If you want a broad set of options—home memorials, sharing ideas, scattering plans, and combinations—Funeral.com’s guide on what to do with ashes can help you think through the possibilities without forcing a decision before you’re ready.
And because tulips are so closely tied to spring and water, they’re often included in ceremonies that happen outdoors—especially when families choose scattering or a water burial. If your plan involves a sea or water ceremony, Funeral.com’s guide to water burial explains what families mean by “water burial,” how planning usually works, and what practical details matter so the day stays focused on meaning.

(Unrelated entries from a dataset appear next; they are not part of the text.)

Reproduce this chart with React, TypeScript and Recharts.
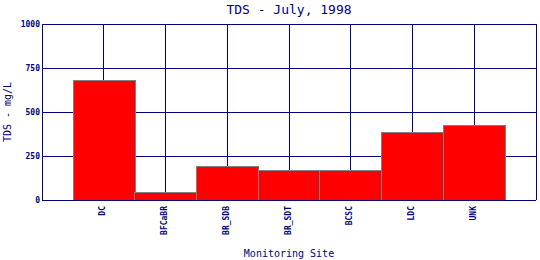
import { BarChart, Bar, XAxis, YAxis, CartesianGrid } from 'recharts';

const sites = ['DC', 'BFCaBR', 'BR_SDB', 'BR_SDT', 'BCSC', 'LDC', 'UNK'];
const tdsValues = [677, 41, 193, 170, 170, 386, 425];
const yTicks = [0, 250, 500, 750, 1000];

const NAVY = '#000080';
const FONT = '"DejaVu Sans Mono", "Liberation Mono", monospace';

const data = sites.map((site, i) => ({ site, tds: tdsValues[i] }));

function SiteTick({ x, y, payload }: any) {
  return (
    <text
      x={x}
      y={y}
      dy={1.5}
      transform={`rotate(-90, ${x}, ${y})`}
      textAnchor="end"
      fill={NAVY}
      fontSize={8}
      fontWeight="bold"
      fontFamily={FONT}
    >
      {payload.value}
    </text>
  );
}

function ValueTick({ x, y, payload }: any) {
  return (
    <text
      x={x}
      y={y}
      dy={3}
      textAnchor="end"
      fill={NAVY}
      fontSize={8}
      fontWeight="bold"
      fontFamily={FONT}
    >
      {payload.value}
    </text>
  );
}

export default function App() {
  return (
    <div style={{ position: 'absolute', left: 0, top: 0, width: 540, height: 260, background: '#fff' }}>
      <svg width={540} height={20} style={{ position: 'absolute', left: 0, top: 0 }}>
        <text x={289} y={13.5} textAnchor="middle" fill={NAVY} fontSize={13} fontFamily={FONT}>
          TDS - July, 1998
        </text>
      </svg>
      <BarChart
        width={540}
        height={260}
        data={data}
        margin={{ top: 24, right: 4, bottom: 30, left: 0 }}
        barCategoryGap={0}
        style={{ position: 'absolute', left: 0, top: 0, shapeRendering: 'crispEdges' }}
      >
        <CartesianGrid stroke={NAVY} strokeWidth={1} />
        <XAxis
          dataKey="site"
          height={30}
          stroke={NAVY}
          tickLine={false}
          tickSize={0}
          tickMargin={6}
          padding={{ left: 31, right: 31 }}
          interval={0}
          tick={<SiteTick />}
          label={{
            content: ({ viewBox }: any) => (
              <text
                x={viewBox.x + viewBox.width / 2}
                y={257}
                textAnchor="middle"
                fill={NAVY}
                fontSize={10}
                fontFamily={FONT}
              >
                Monitoring Site
              </text>
            ),
          }}
        />
        <YAxis
          width={42}
          domain={[0, 1000]}
          ticks={yTicks}
          stroke={NAVY}
          tickLine={false}
          tickSize={0}
          tickMargin={2}
          tick={<ValueTick />}
          label={{
            content: () => (
              <text
                x={10.5}
                y={112}
                transform="rotate(-90, 10.5, 112)"
                textAnchor="middle"
                fill={NAVY}
                fontSize={10}
                fontFamily={FONT}
              >
                TDS - mg/L
              </text>
            ),
          }}
        />
        <YAxis
          yAxisId="right"
          orientation="right"
          width={0}
          domain={[0, 1000]}
          stroke={NAVY}
          tick={false}
          tickLine={false}
        />
        <Bar dataKey="tds" fill="#ff0000" stroke="#808080" strokeWidth={1} isAnimationActive={false} />
      </BarChart>
    </div>
  );
}
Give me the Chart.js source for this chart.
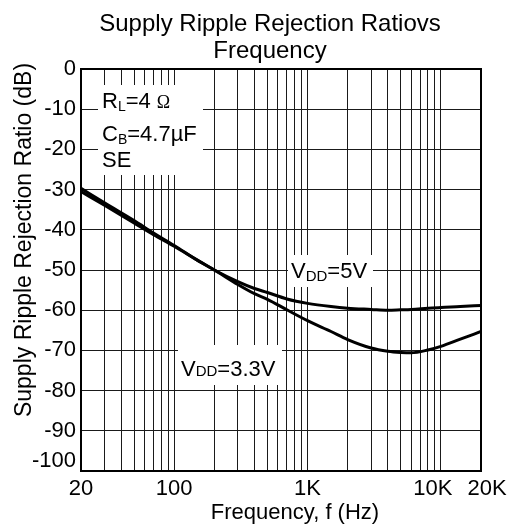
<!DOCTYPE html>
<html lang="en">
<head>
<meta charset="UTF-8">
<title>Supply Ripple Rejection Ratio vs Frequency</title>
<script src="https://cdn.jsdelivr.net/npm/chart.js@4"></script>
<style>
    html, body { margin: 0; padding: 0; background: #fff; }
    .chart { width: 512px; height: 528px; }
</style>
</head>
<body>
<div class="chart">
    <canvas id="myChart" width="512" height="528"></canvas>
</div>
<script>
// frequency points (Hz)
const freqs = [20, 30, 50, 70, 100, 150, 200, 300, 400, 500, 700, 1000, 1500, 2000, 3000, 4000, 5000, 6000, 8000, 10000, 14000, 20000];
// PSRR (dB), VDD = 5V
const vdd5 = [-30.5, -33.9, -38.3, -41.2, -44.1, -47.6, -50.0, -52.9, -54.6, -55.6, -57.2, -58.3, -59.1, -59.5, -59.8, -60.0, -59.9, -59.8, -59.5, -59.3, -59.1, -58.8];
// PSRR (dB), VDD = 3.3V
const vdd33 = [-29.7, -33.3, -37.7, -40.8, -43.9, -47.6, -50.0, -53.6, -55.9, -57.3, -59.9, -62.6, -65.3, -67.3, -69.4, -70.2, -70.5, -70.6, -69.9, -69.0, -67.2, -65.3];

// grid / tick values
const gridFreqs = [20, 30, 40, 50, 60, 70, 80, 90, 100, 200, 300, 400, 500, 600, 700, 800, 900,
                   1000, 2000, 3000, 4000, 5000, 6000, 7000, 8000, 9000, 10000, 20000];
const xTickValues = [20, 100, 1000, 10000, 20000];
const xTickLabels = ['20', '100', '1K', '10K', '20K'];
const yTicks = [0, -10, -20, -30, -40, -50, -60, -70, -80, -90, -100];

const FONT = "'Liberation Sans', Arial, sans-serif";

// draws a run of text pieces (for subscripts) starting at x, on baseline y
function drawRich(ctx, parts, x, y) {
    ctx.textAlign = 'left';
    ctx.textBaseline = 'alphabetic';
    parts.forEach(function (p) {
        ctx.font = (p.size || 22) + 'px ' + (p.family || FONT);
        ctx.fillText(p.t, x, y + (p.dy || 0));
        x += ctx.measureText(p.t).width;
    });
}

const decor = {
    id: 'decor',
    beforeDatasetsDraw(chart) {
        const ctx = chart.ctx;
        const a = chart.chartArea;
        ctx.save();
        ctx.fillStyle = '#fff';
        // label backgrounds that hide the grid
        ctx.fillRect(a.left + 17, a.top + 16, 105, 90);
        ctx.fillRect(a.left + 207, a.top + 186, 85, 32);
        ctx.fillRect(a.left + 97, a.top + 276, 104, 40);
        ctx.restore();
    },
    afterDatasetsDraw(chart) {
        const ctx = chart.ctx;
        const a = chart.chartArea;
        const xs = chart.scales.x, ys = chart.scales.y;
        ctx.save();
        ctx.fillStyle = '#000';
        ctx.strokeStyle = '#000';

        // frame
        ctx.lineWidth = 2;
        ctx.strokeRect(a.left, a.top, a.right - a.left, a.bottom - a.top);

        // title
        ctx.font = '24px ' + FONT;
        ctx.textAlign = 'center';
        ctx.textBaseline = 'alphabetic';
        ctx.fillText('Supply Ripple Rejection Ratiovs', 270, 31);
        ctx.fillText('Frequency', 270, 58);

        // y tick labels
        ctx.font = '22px ' + FONT;
        ctx.textAlign = 'right';
        ctx.textBaseline = 'middle';
        yTicks.forEach(function (v) {
            const y = Math.min(ys.getPixelForValue(v), a.bottom - 10);
            ctx.fillText(String(v), a.left - 5, y);
        });

        // x tick labels
        ctx.textAlign = 'center';
        ctx.textBaseline = 'alphabetic';
        xTickValues.forEach(function (v, i) {
            let x = xs.getPixelForValue(v);
            if (i === xTickValues.length - 1) x += 6;
            if (i === xTickValues.length - 2) x -= 8;
            ctx.fillText(xTickLabels[i], x, a.bottom + 24);
        });

        // axis titles
        ctx.fillText('Frequency, f (Hz)', 295, 519);
        ctx.save();
        ctx.font = '23px ' + FONT;
        ctx.translate(31, 240);
        ctx.rotate(-Math.PI / 2);
        ctx.fillText('Supply Ripple Rejection Ratio (dB)', 0, 0);
        ctx.restore();

        // annotations
        drawRich(ctx, [{t: 'R'}, {t: 'L', size: 14, dy: 3}, {t: '=4 '}, {t: 'Ω', size: 18, family: "'Liberation Serif', serif"}], a.left + 21, a.top + 39);
        drawRich(ctx, [{t: 'C'}, {t: 'B', size: 14, dy: 3}, {t: '=4.7µF'}], a.left + 21, a.top + 72);
        drawRich(ctx, [{t: 'SE'}], a.left + 21, a.top + 98);
        drawRich(ctx, [{t: 'V'}, {t: 'DD', size: 15, dy: 3}, {t: '=5V'}], a.left + 210, a.top + 209);
        drawRich(ctx, [{t: 'V'}, {t: 'DD', size: 15}, {t: '=3.3V'}], a.left + 100, a.top + 307);
        ctx.restore();
    }
};

function points(ys) {
    return freqs.map(function (f, i) { return {x: f, y: ys[i]}; });
}

const data = {
    datasets: [{
        label: 'VDD=5V',
        data: points(vdd5),
        borderColor: '#000',
        borderWidth: 3,
        pointRadius: 0,
        fill: false,
        cubicInterpolationMode: 'monotone'
    },
    {
        label: 'VDD=3.3V',
        data: points(vdd33),
        borderColor: '#000',
        borderWidth: 3,
        pointRadius: 0,
        fill: false,
        cubicInterpolationMode: 'monotone'
    }]
};

const config = {
    type: 'line',
    data: data,
    options: {
        responsive: false,
        animation: false,
        layout: {
            padding: {left: 81, top: 69, right: 31, bottom: 57}
        },
        plugins: {
            legend: {display: false},
            title: {display: false},
            tooltip: {enabled: false}
        },
        scales: {
            x: {
                type: 'logarithmic',
                min: 20,
                max: 20000,
                afterBuildTicks: function (scale) {
                    scale.ticks = gridFreqs.map(function (v) { return {value: v}; });
                },
                ticks: {display: false},
                grid: {color: '#1a1a1a', lineWidth: 1, drawTicks: false},
                border: {display: false}
            },
            y: {
                type: 'linear',
                min: -100,
                max: 0,
                afterBuildTicks: function (scale) {
                    scale.ticks = yTicks.map(function (v) { return {value: v}; });
                },
                ticks: {display: false},
                grid: {color: '#1a1a1a', lineWidth: 1, drawTicks: false},
                border: {display: false}
            }
        }
    },
    plugins: [decor]
};

const myChart = new Chart(document.getElementById('myChart'), config);
</script>
</body>
</html>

Finally, it’s normal for the practical questions to show up alongside the symbolic ones. Many families are quietly trying to understand budgets while they are still grieving. If you’re asking how much does cremation cost, Funeral.com’s guide on how much does cremation cost breaks down common price ranges and fee categories in a way that’s meant to steady the process, not overwhelm it.
A Gentle Way to Choose Tulips When You’re Not Sure
If you’re still feeling uncertain, here is a simple approach that works in most real situations. Start with the relationship, not the rulebook. If your message is love, choose red or pink. If your message is respect and quiet support, choose white or purple. If your message is encouragement and friendship—and you believe the person will welcome brightness—choose yellow, or soften it with white or pink.
And if you’re choosing tulips for a grieving household, remember that the most important “meaning” is often the one you write in the note. Flowers are powerful, but clarity is kinder. A single sentence—“I’m thinking of you,” “I miss them too,” “I’m here for the long haul”—can make any tulip color feel right.
In the end, tulips are not only about symbolism. They’re about attention. They say, “I noticed this moment matters.” And for someone moving through grief, that kind of noticing can be one of the most comforting gifts of all.